Thursday, May 13, 2010

Setting all kinds of PRs

In the last two months I have run a 50K and a marathon; both of them PRs, although I haven't really raced at those distances before. It's been hard to gauge what kind of shape I am in, based on these races.

Then last weekend came a PR on a course I have run since I was just a kid.

I grew up near Bagsværd Lake and have run around it, I imagine, about a thousand times. My first race was a race around the lake. The race, the Bristol Race, ceased existing maybe ten years ago. It was sponsored by a local sporting good store called Bristol Sports. Nowadays, there are just a few big sporting good chains in Denmark. But I digress.

Growing up, the Bristol Race was the race of the year. I thought the people running up front were so fast they could surely run in the Olympics. I was a little kid, happy to run in the middle of the pack.

Then came high school. In Denmark, high school usually marks the nadir of athleticism for most people and this was the case for me as well. The exact opposite is true in America, which is a topic I have pondered often and which deserves its own post. I played on a club soccer team with some kids from school, but it was hardly competitive. I drank and partied as kids did - and forgot all about running.

Then came the move to America, marriage to my first wife, and later the kids. I must have been in my early twenties when I ran the Bristol Race again. This time, I had run competitivey in college in the US and had, I think, just joined a track club. Nah, track came later in med school, but I was certainly training and racing hard. It was fun coming back to this little dinky race. I didn't win it, but I took second or third, impressing people who, like me, had grown up running this race every year.

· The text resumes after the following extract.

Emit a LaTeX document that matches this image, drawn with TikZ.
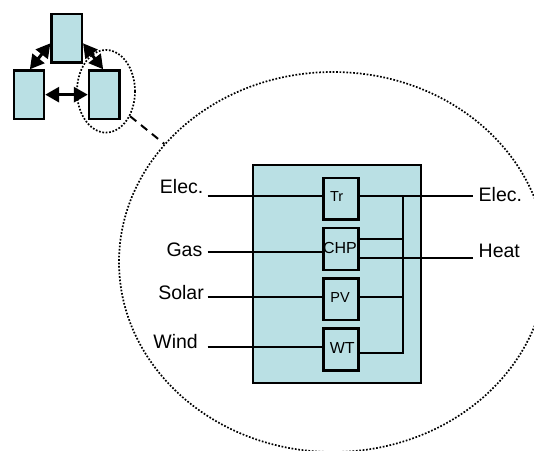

Now that the official race is gone, we still run on that course. My dad, my brother, and sometimes my uncle and cousins, run tempo runs around the lake. The distance is much debated but is probably a little less than 4.5 miles. But the distance doesn't really matter; the time does. Last year, I ran two loops in 47:56, a PR, probably in the best shape of all of last year. Last weekend, I ran 47:40. Now that's a PR!

The Copenhagen Marathon is in 10 days and we are staring to taper a little. I have a sore ankle that I am trying to nurse back to health as well. Goal is 2:40 to 2:45. We shall see.